The show's name was reportedly chosen from a list of potential titles submitted through a contest. The working title had been "Dinner With Sherry."

==Studio recording==
Following the show's closing, the orchestrations were packed for transport to the writers' publisher, but could not be found there later. It was believed that they had been inadvertently put on the wrong truck and, together with the sets, hauled to New Jersey and burned. More than three decades later, music producer Robert Sher discovered the trunk containing the complete score housed at the Library of Congress and contacted Lipton, who had by then achieved fame as the moderator of Bravo's Inside the Actors Studio, to propose an all-star studio recording. The result was a 2003 Angel Records 2-CD set (with cover art by Randy Souders) that was recorded in separate sessions over a period of three years, with the orchestral portions recorded in Bratislava and Prague and the vocals recorded in New York City, with extensive editing and mixing by Adam Long in St. Louis, Missouri. The recording cast includes Nathan Lane as Whiteside, Bernadette Peters as Maggie, Carol Burnett as Lorraine, Tom Wopat as Bert, Tommy Tune as Beverly, and Mike Myers as Banjo, with Lillias White, Keith David, James Lipton, Lawrence Pressman, Siobhan Fallon and Phyllis Newman in small supporting roles. The dancers include Noah Racey, who also choreographed "Putty in Your Hands" and Megan Sikora.

==Synopsis==
Sheridan Whiteside, a pompous radio personality, terrorizes the family of Ernest W. Stanley of Mesalia, Ohio, when a slip on their icy front steps forces him to recuperate in their home at Christmas time. Whiteside commandeers the household and staff and disrupts the lives of everyone who comes within his orbit, including his private secretary Maggie Cutler, journalist-playwright Bert Jefferson, Broadway diva Lorraine Sheldon, antic Harpo Marx-like comedian Banjo, bon vivant Beverly Carlton, and absent-minded physician and aspiring memoirist Dr. Bradley.

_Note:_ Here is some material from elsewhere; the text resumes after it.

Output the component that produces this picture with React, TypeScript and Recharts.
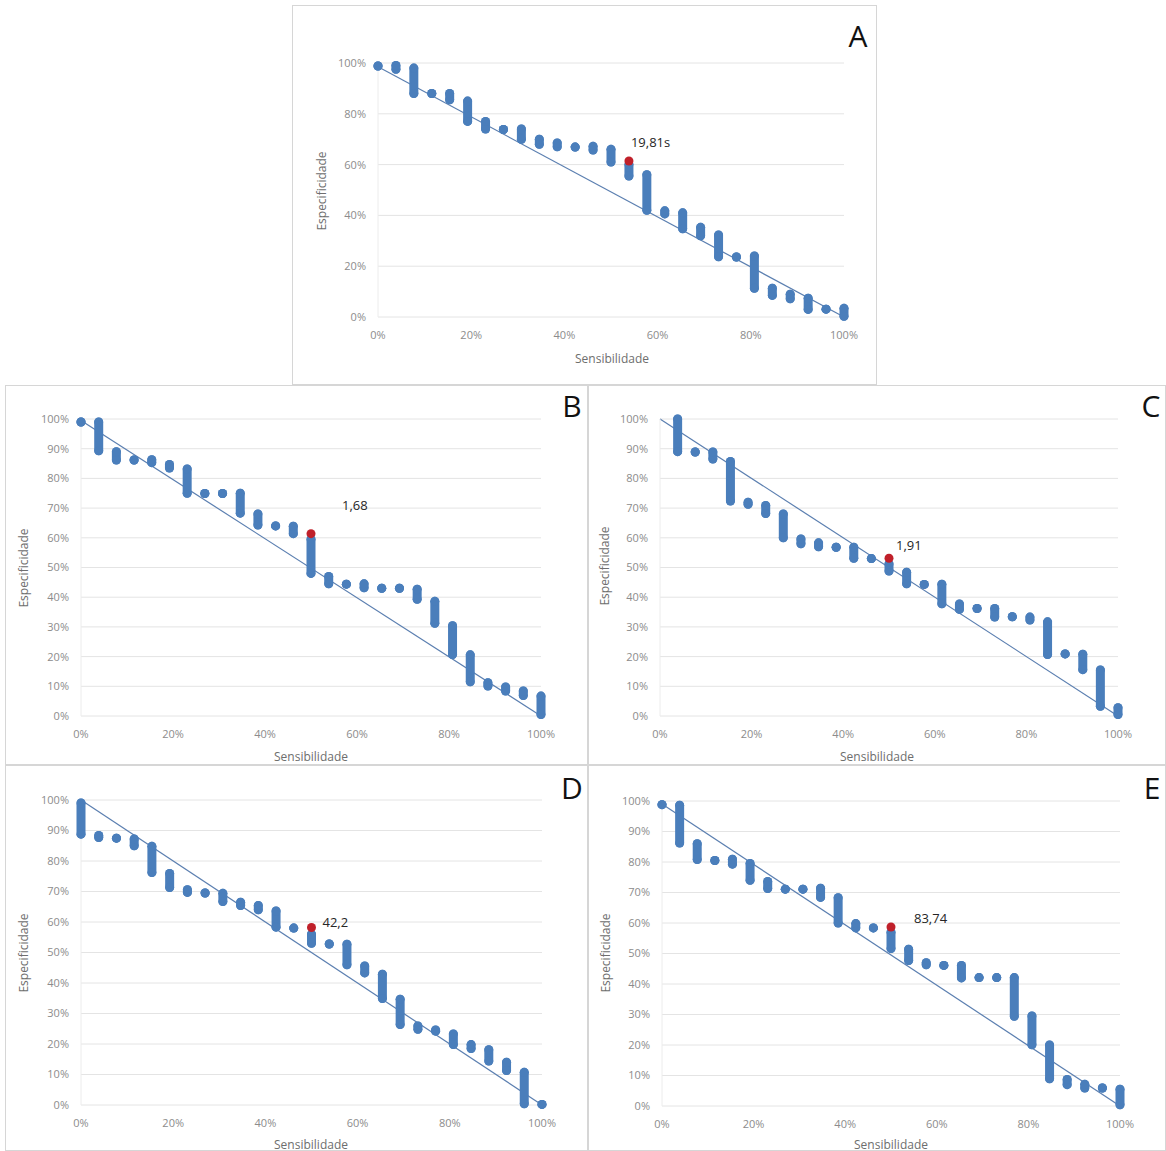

==Original Broadway song list==

- Act I
- Turn On Your Radio
- Why Does the Whole Damn World Adore Me?
- Mesalia
- Maybe It's Time for Me
- How Can You Kiss Those Good Times Goodbye?
- With This Ring
- Sherry!
- Alas, Lorraine
- Au Revoir
- Proposal Duet
- Listen, Cosette
- Christmas Eve Broadcast

- Act II
- Putty in Your Hands
- Imagine That
- Marry the Girl Myself
- Putty in Your Hands (Reprise)
- Harriet Sedley
- Au Revoir (Reprise)
- Sherry! (Reprise)

During the show's Boston tryout, the first act opened with a different version of Why Does the Whole Damn World Adore Me, and act II ended with a reprise of part of the number. Another number in act I, Crockfield, was cut prior to the show's opening on Broadway.

==Studio recording song list==

- Act I
- Why Does the Whole Damn World Adore Me? - Whiteside
- Whiteside's Prayer - Mrs. Stanley, Whiteside, Maggie, The Mesalians
- In the Very Next Moment - The Mesalians, John, Sarah, Maggie, Dr. Bradley, Whiteside
- Crockfield - Whiteside, The Cons, Maggie
- Maybe It's Time for Me - Maggie
- How Can You Kiss Those Good Times Goodbye? - Whiteside, Maggie
- With This Ring - Maggie, Bert, Whiteside, Dr. Bradley
- Sherry! - Lorraine, Whiteside
- Alas, Lorraine/Au Revoir - Beverley Carlton, Whiteside, Maggie
- The Proposal Duet/Listen, Cosette - Lorraine, Cosette
- I Always Stay at the Ritz - Beverly, The Railroad Porters
- Christmas Eve - Announcer, Quartet, Choir, Whiteside, Miss Preen, The Radio Crew, Sarah, John, Mrs. Stanley, Mr. Stanley

- Act II
- Putty in Your Hands - Lorraine, Bert, Mesalia Barflies
- Imagine That - Maggie, Whiteside
- Preen Beguine - Banjo, Miss Preen, Whiteside
- Marry the Girl Myself - Whiteside, Banjo, Maggie
- Putty in Your Hands (Reprise) - Lorraine, Whiteside, Banjo
- Harriet Sedley - Whiteside, Banjo, Mr. Stanley
- Au Revoir (Reprise) - Whiteside, Maggie
- Whiteside's Prayer (Reprise) & Finale - Whiteside, Maggie, Bert, Dr. Bradley, The Mesalians

==Critical response==
The critics were unanimous in their disapproval, finding the taut Kaufman-Hart humor of the original play was diluted by the inclusion of mediocre musical numbers that were dropped into the action rather than allowed to evolve naturally from the plot.

The Billboard review noted that the musical was "a dated and disjointed affair...Except for the title song, there is nothing in the score with a step-out potential...the music lacks a melodic flow and...lyrics are routine." However, the World Journal Tribune wrote that "On the whole, Kaufman and Hart's comedy holds its own as a play and gains some entertaining embellishments in this prevailing merry musical adaptation."

In reviewing the studio cast album, John Kenrick wrote "Musical theatre buffs will not be able to resist this star-studded recreation...Nathan Lane is delicious...Bernadette Peters is perfect...and Carol Burnett sings the hell out of the show-stopping title tune". The SF Gate review noted that "there's a delightful verve to the whole proceedings."